What is expected: Leave out the pictures and copy everything else below exactly.

Material:

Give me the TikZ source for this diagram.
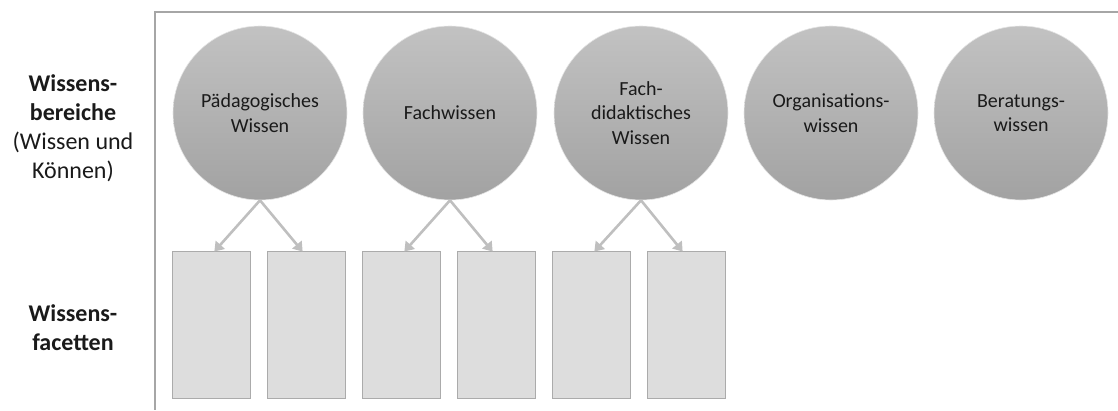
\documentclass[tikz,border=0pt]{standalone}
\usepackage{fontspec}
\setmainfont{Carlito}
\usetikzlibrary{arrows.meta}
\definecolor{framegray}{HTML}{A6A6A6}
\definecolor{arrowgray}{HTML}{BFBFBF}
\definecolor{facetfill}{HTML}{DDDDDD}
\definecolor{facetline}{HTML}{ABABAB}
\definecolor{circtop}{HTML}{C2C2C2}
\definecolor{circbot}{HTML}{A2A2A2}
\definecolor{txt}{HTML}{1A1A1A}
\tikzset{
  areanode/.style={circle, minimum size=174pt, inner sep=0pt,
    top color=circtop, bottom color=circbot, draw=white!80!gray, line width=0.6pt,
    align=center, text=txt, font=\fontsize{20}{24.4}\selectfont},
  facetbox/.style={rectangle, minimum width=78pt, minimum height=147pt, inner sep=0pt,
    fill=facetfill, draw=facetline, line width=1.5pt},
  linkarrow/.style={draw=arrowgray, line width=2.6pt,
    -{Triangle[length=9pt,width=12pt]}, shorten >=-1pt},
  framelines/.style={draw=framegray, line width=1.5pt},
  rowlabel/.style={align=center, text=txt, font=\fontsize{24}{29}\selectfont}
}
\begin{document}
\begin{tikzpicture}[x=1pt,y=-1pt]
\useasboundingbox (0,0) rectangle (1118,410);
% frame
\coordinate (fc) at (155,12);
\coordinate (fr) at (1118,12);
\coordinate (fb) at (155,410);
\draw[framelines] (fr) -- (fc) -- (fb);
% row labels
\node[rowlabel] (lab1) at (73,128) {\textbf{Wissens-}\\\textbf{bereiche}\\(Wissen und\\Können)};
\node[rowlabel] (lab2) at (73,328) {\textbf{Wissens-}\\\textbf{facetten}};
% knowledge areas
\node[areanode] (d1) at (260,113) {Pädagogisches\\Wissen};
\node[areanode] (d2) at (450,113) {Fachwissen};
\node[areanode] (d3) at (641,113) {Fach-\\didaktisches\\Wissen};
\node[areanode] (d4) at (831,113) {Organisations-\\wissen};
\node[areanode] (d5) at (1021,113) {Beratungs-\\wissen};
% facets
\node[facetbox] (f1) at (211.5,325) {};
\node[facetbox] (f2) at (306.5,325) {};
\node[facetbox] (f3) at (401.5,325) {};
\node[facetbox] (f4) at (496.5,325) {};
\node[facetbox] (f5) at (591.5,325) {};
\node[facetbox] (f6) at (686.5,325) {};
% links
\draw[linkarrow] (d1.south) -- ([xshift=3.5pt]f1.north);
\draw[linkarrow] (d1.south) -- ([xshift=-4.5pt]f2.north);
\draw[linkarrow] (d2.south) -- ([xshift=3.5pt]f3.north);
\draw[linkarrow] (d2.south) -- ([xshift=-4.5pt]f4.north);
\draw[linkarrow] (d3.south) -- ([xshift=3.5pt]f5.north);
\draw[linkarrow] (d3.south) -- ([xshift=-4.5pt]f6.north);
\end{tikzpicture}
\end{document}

Written answer:
Give me the TikZ source for this diagram.
\documentclass[tikz,border=0pt]{standalone}
\usepackage{fontspec}
\setmainfont{Carlito}
\usetikzlibrary{arrows.meta}
\definecolor{framegray}{HTML}{A6A6A6}
\definecolor{arrowgray}{HTML}{BFBFBF}
\definecolor{facetfill}{HTML}{DDDDDD}
\definecolor{facetline}{HTML}{ABABAB}
\definecolor{circtop}{HTML}{C2C2C2}
\definecolor{circbot}{HTML}{A2A2A2}
\definecolor{txt}{HTML}{1A1A1A}
\tikzset{
  areanode/.style={circle, minimum size=174pt, inner sep=0pt,
    top color=circtop, bottom color=circbot, draw=white!80!gray, line width=0.6pt,
    align=center, text=txt, font=\fontsize{20}{24.4}\selectfont},
  facetbox/.style={rectangle, minimum width=78pt, minimum height=147pt, inner sep=0pt,
    fill=facetfill, draw=facetline, line width=1.5pt},
  linkarrow/.style={draw=arrowgray, line width=2.6pt,
    -{Triangle[length=9pt,width=12pt]}, shorten >=-1pt},
  framelines/.style={draw=framegray, line width=1.5pt},
  rowlabel/.style={align=center, text=txt, font=\fontsize{24}{29}\selectfont}
}
\begin{document}
\begin{tikzpicture}[x=1pt,y=-1pt]
\useasboundingbox (0,0) rectangle (1118,410);
% frame
\coordinate (fc) at (155,12);
\coordinate (fr) at (1118,12);
\coordinate (fb) at (155,410);
\draw[framelines] (fr) -- (fc) -- (fb);
% row labels
\node[rowlabel] (lab1) at (73,128) {\textbf{Wissens-}\\\textbf{bereiche}\\(Wissen und\\Können)};
\node[rowlabel] (lab2) at (73,328) {\textbf{Wissens-}\\\textbf{facetten}};
% knowledge areas
\node[areanode] (d1) at (260,113) {Pädagogisches\\Wissen};
\node[areanode] (d2) at (450,113) {Fachwissen};
\node[areanode] (d3) at (641,113) {Fach-\\didaktisches\\Wissen};
\node[areanode] (d4) at (831,113) {Organisations-\\wissen};
\node[areanode] (d5) at (1021,113) {Beratungs-\\wissen};
% facets
\node[facetbox] (f1) at (211.5,325) {};
\node[facetbox] (f2) at (306.5,325) {};
\node[facetbox] (f3) at (401.5,325) {};
\node[facetbox] (f4) at (496.5,325) {};
\node[facetbox] (f5) at (591.5,325) {};
\node[facetbox] (f6) at (686.5,325) {};
% links
\draw[linkarrow] (d1.south) -- ([xshift=3.5pt]f1.north);
\draw[linkarrow] (d1.south) -- ([xshift=-4.5pt]f2.north);
\draw[linkarrow] (d2.south) -- ([xshift=3.5pt]f3.north);
\draw[linkarrow] (d2.south) -- ([xshift=-4.5pt]f4.north);
\draw[linkarrow] (d3.south) -- ([xshift=3.5pt]f5.north);
\draw[linkarrow] (d3.south) -- ([xshift=-4.5pt]f6.north);
\end{tikzpicture}
\end{document}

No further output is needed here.